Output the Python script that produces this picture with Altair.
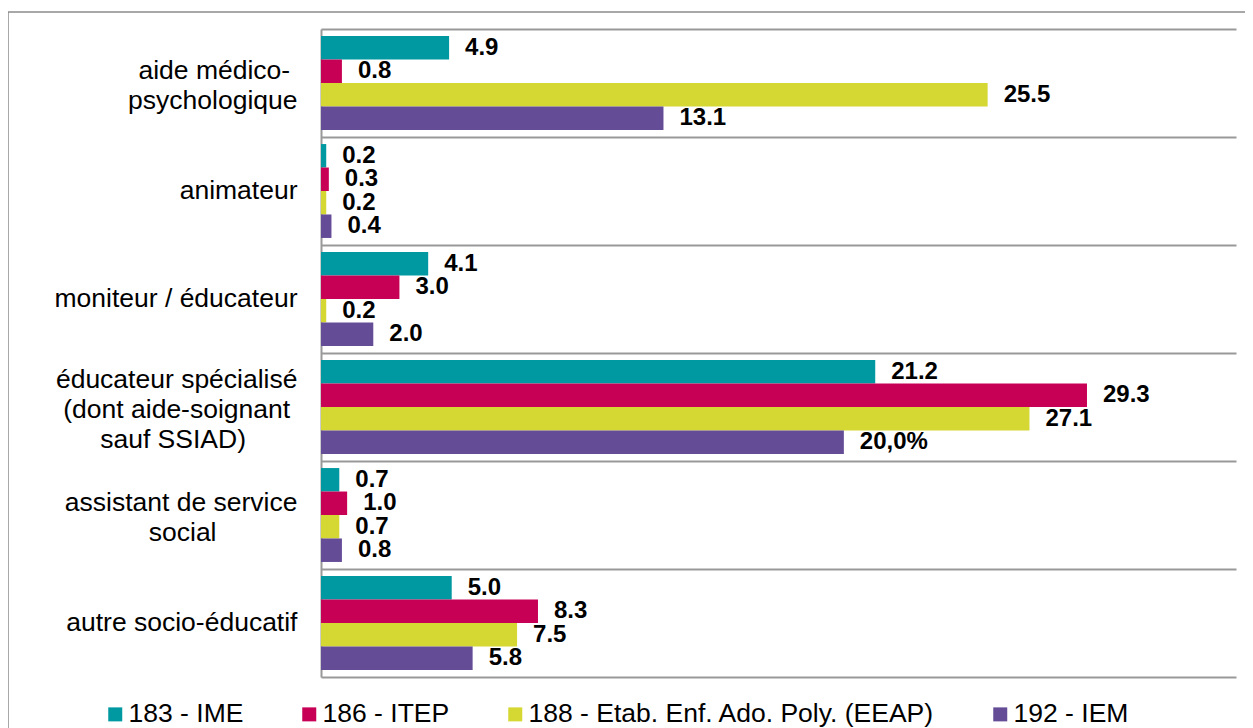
import altair as alt
import pandas as pd

NB = "\u00a0"
END = "\u200b"
# category labels (line breaks as in the reference, short lines centred with no-break spaces)
categories = [
    "aide médico-" + NB + END + "\npsychologique",
    "animateur",
    "moniteur / éducateur",
    "éducateur spécialisé\n(dont aide-soignant" + NB + END + "\nsauf SSIAD)" + NB * 7 + END,
    "assistant de service\nsocial" + NB * 11 + END,
    "autre socio-éducatif",
]
series = ["183 - IME", "186 - ITEP", "188 - Etab. Enf. Ado. Poly. (EEAP)", "192 - IEM"]
colors = ["#0099a1", "#c70056", "#d5d733", "#644c97"]

ime = [4.9, 0.2, 4.1, 21.2, 0.7, 5.0]
itep = [0.8, 0.3, 3.0, 29.3, 1.0, 8.3]
eeap = [25.5, 0.2, 0.2, 27.1, 0.7, 7.5]
iem = [13.1, 0.4, 2.0, 20.0, 0.8, 5.8]

ime_labels = ["4.9", "0.2", "4.1", "21.2", "0.7", "5.0"]
itep_labels = ["0.8", "0.3", "3.0", "29.3", "1.0", "8.3"]
eeap_labels = ["25.5", "0.2", "0.2", "27.1", "0.7", "7.5"]
iem_labels = ["13.1", "0.4", "2.0", "20,0%", "0.8", "5.8"]

rows = []
for s, vals, labs in zip(series, [ime, itep, eeap, iem],
                         [ime_labels, itep_labels, eeap_labels, iem_labels]):
    for c, v, l in zip(categories, vals, labs):
        rows.append({"category": c, "series": s, "value": v, "label": l})
df = pd.DataFrame(rows)

FONT = "Liberation Sans"
GRID = "#999999"

x_enc = alt.X("value:Q", scale=alt.Scale(domain=[0, 35], nice=False),
              axis=alt.Axis(title=None, labels=False, ticks=False, grid=False,
                            domain=True, domainColor=GRID, domainWidth=2))
y_enc = alt.Y("category:N", sort=categories,
              scale=alt.Scale(paddingInner=0, paddingOuter=0),
              axis=alt.Axis(title=None, ticks=False, grid=True, bandPosition=0,
                            gridColor=GRID, gridWidth=2, domainColor=GRID, domainWidth=2,
                            labelExpr="split(datum.value, '\\n')",
                            labelOffset={"condition": [
                                {"test": "indexof(datum.value, 'SSIAD') >= 0", "value": -27},
                                {"test": "indexof(datum.value, '\\n') >= 0", "value": -12}],
                                "value": 0},
                            labelFontSize=26.5, labelFont=FONT, labelColor="#000000",
                            labelPadding=24, labelLimit=0, labelLineHeight=30))
yoff_enc = alt.YOffset("series:N", sort=series,
                       scale=alt.Scale(paddingInner=0, paddingOuter=0.3))

bars = alt.Chart(df).mark_bar().encode(
    x=x_enc,
    y=y_enc,
    yOffset=yoff_enc,
    color=alt.Color("series:N", sort=series,
                    scale=alt.Scale(domain=series, range=colors),
                    legend=alt.Legend(orient="none", legendX=-219, legendY=672,
                                      direction="horizontal", columns=4, title=None,
                                      symbolType="square", symbolSize=196,
                                      symbolStrokeWidth=0, labelFontSize=26.5,
                                      labelFont=FONT, labelColor="#000000",
                                      columnPadding=52, labelOffset=0, padding=0,
                                      labelLimit=0)),
)

labels = alt.Chart(df).mark_text(
    align="left", baseline="middle", dx=16, fontSize=24, fontWeight="bold",
    font=FONT, color="#000000"
).encode(
    x=alt.X("value:Q"),
    y=alt.Y("category:N", sort=categories),
    yOffset=alt.YOffset("series:N", sort=series),
    text="label:N",
)

frame = alt.Chart(alt.Data(values=[{}])).mark_rect(
    fill="transparent", stroke="#8c8c8c", strokeWidth=1.5
).encode(
    x=alt.value(-313), x2=alt.value(1300), y=alt.value(-17), y2=alt.value(800)
)

chart = alt.layer(frame, bars, labels).properties(
    width=915, height=648,
    padding={"left": 313, "top": 21, "right": 9, "bottom": 59},
    autosize="none",
).configure(font=FONT).configure_view(stroke=None)

chart.save("out.html", embed_options={"renderer": "svg", "actions": False})
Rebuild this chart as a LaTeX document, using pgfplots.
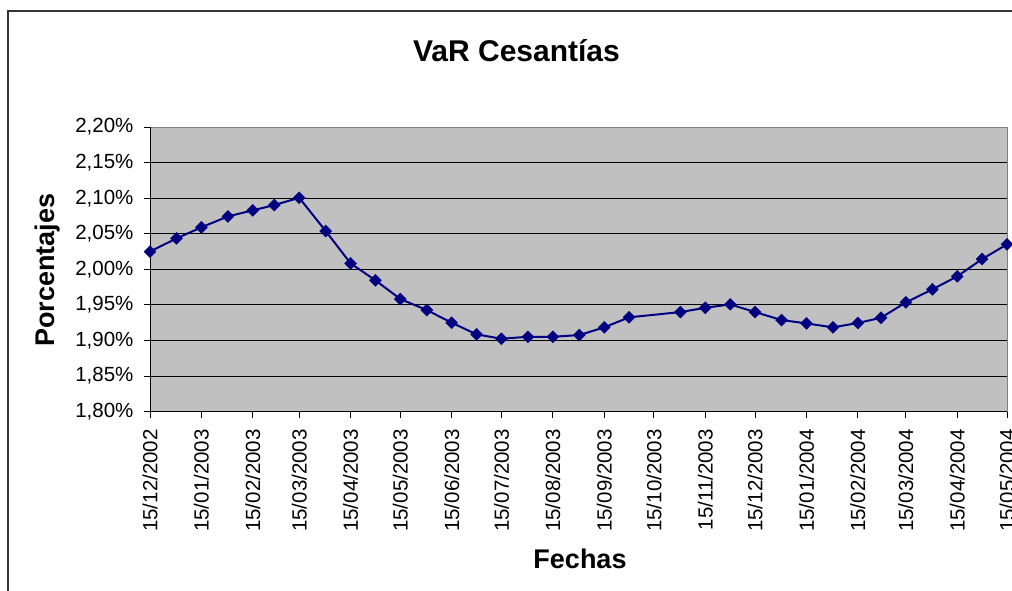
# # # #
**PROBLEM DETAILS:**
Give all the entries again exactly, dropping each picture.

**COMPLETED EXERCISE:**
Output the Python script that produces this picture with Altair.
import altair as alt
import pandas as pd

NB = "\u00a0"
END = "\u200b"
# category labels (line breaks as in the reference, short lines centred with no-break spaces)
categories = [
    "aide médico-" + NB + END + "\npsychologique",
    "animateur",
    "moniteur / éducateur",
    "éducateur spécialisé\n(dont aide-soignant" + NB + END + "\nsauf SSIAD)" + NB * 7 + END,
    "assistant de service\nsocial" + NB * 11 + END,
    "autre socio-éducatif",
]
series = ["183 - IME", "186 - ITEP", "188 - Etab. Enf. Ado. Poly. (EEAP)", "192 - IEM"]
colors = ["#0099a1", "#c70056", "#d5d733", "#644c97"]

ime = [4.9, 0.2, 4.1, 21.2, 0.7, 5.0]
itep = [0.8, 0.3, 3.0, 29.3, 1.0, 8.3]
eeap = [25.5, 0.2, 0.2, 27.1, 0.7, 7.5]
iem = [13.1, 0.4, 2.0, 20.0, 0.8, 5.8]

ime_labels = ["4.9", "0.2", "4.1", "21.2", "0.7", "5.0"]
itep_labels = ["0.8", "0.3", "3.0", "29.3", "1.0", "8.3"]
eeap_labels = ["25.5", "0.2", "0.2", "27.1", "0.7", "7.5"]
iem_labels = ["13.1", "0.4", "2.0", "20,0%", "0.8", "5.8"]

rows = []
for s, vals, labs in zip(series, [ime, itep, eeap, iem],
                         [ime_labels, itep_labels, eeap_labels, iem_labels]):
    for c, v, l in zip(categories, vals, labs):
        rows.append({"category": c, "series": s, "value": v, "label": l})
df = pd.DataFrame(rows)

FONT = "Liberation Sans"
GRID = "#999999"

x_enc = alt.X("value:Q", scale=alt.Scale(domain=[0, 35], nice=False),
              axis=alt.Axis(title=None, labels=False, ticks=False, grid=False,
                            domain=True, domainColor=GRID, domainWidth=2))
y_enc = alt.Y("category:N", sort=categories,
              scale=alt.Scale(paddingInner=0, paddingOuter=0),
              axis=alt.Axis(title=None, ticks=False, grid=True, bandPosition=0,
                            gridColor=GRID, gridWidth=2, domainColor=GRID, domainWidth=2,
                            labelExpr="split(datum.value, '\\n')",
                            labelOffset={"condition": [
                                {"test": "indexof(datum.value, 'SSIAD') >= 0", "value": -27},
                                {"test": "indexof(datum.value, '\\n') >= 0", "value": -12}],
                                "value": 0},
                            labelFontSize=26.5, labelFont=FONT, labelColor="#000000",
                            labelPadding=24, labelLimit=0, labelLineHeight=30))
yoff_enc = alt.YOffset("series:N", sort=series,
                       scale=alt.Scale(paddingInner=0, paddingOuter=0.3))

bars = alt.Chart(df).mark_bar().encode(
    x=x_enc,
    y=y_enc,
    yOffset=yoff_enc,
    color=alt.Color("series:N", sort=series,
                    scale=alt.Scale(domain=series, range=colors),
                    legend=alt.Legend(orient="none", legendX=-219, legendY=672,
                                      direction="horizontal", columns=4, title=None,
                                      symbolType="square", symbolSize=196,
                                      symbolStrokeWidth=0, labelFontSize=26.5,
                                      labelFont=FONT, labelColor="#000000",
                                      columnPadding=52, labelOffset=0, padding=0,
                                      labelLimit=0)),
)

labels = alt.Chart(df).mark_text(
    align="left", baseline="middle", dx=16, fontSize=24, fontWeight="bold",
    font=FONT, color="#000000"
).encode(
    x=alt.X("value:Q"),
    y=alt.Y("category:N", sort=categories),
    yOffset=alt.YOffset("series:N", sort=series),
    text="label:N",
)

frame = alt.Chart(alt.Data(values=[{}])).mark_rect(
    fill="transparent", stroke="#8c8c8c", strokeWidth=1.5
).encode(
    x=alt.value(-313), x2=alt.value(1300), y=alt.value(-17), y2=alt.value(800)
)

chart = alt.layer(frame, bars, labels).properties(
    width=915, height=648,
    padding={"left": 313, "top": 21, "right": 9, "bottom": 59},
    autosize="none",
).configure(font=FONT).configure_view(stroke=None)

chart.save("out.html", embed_options={"renderer": "svg", "actions": False})
Rebuild this chart as a LaTeX document, using pgfplots.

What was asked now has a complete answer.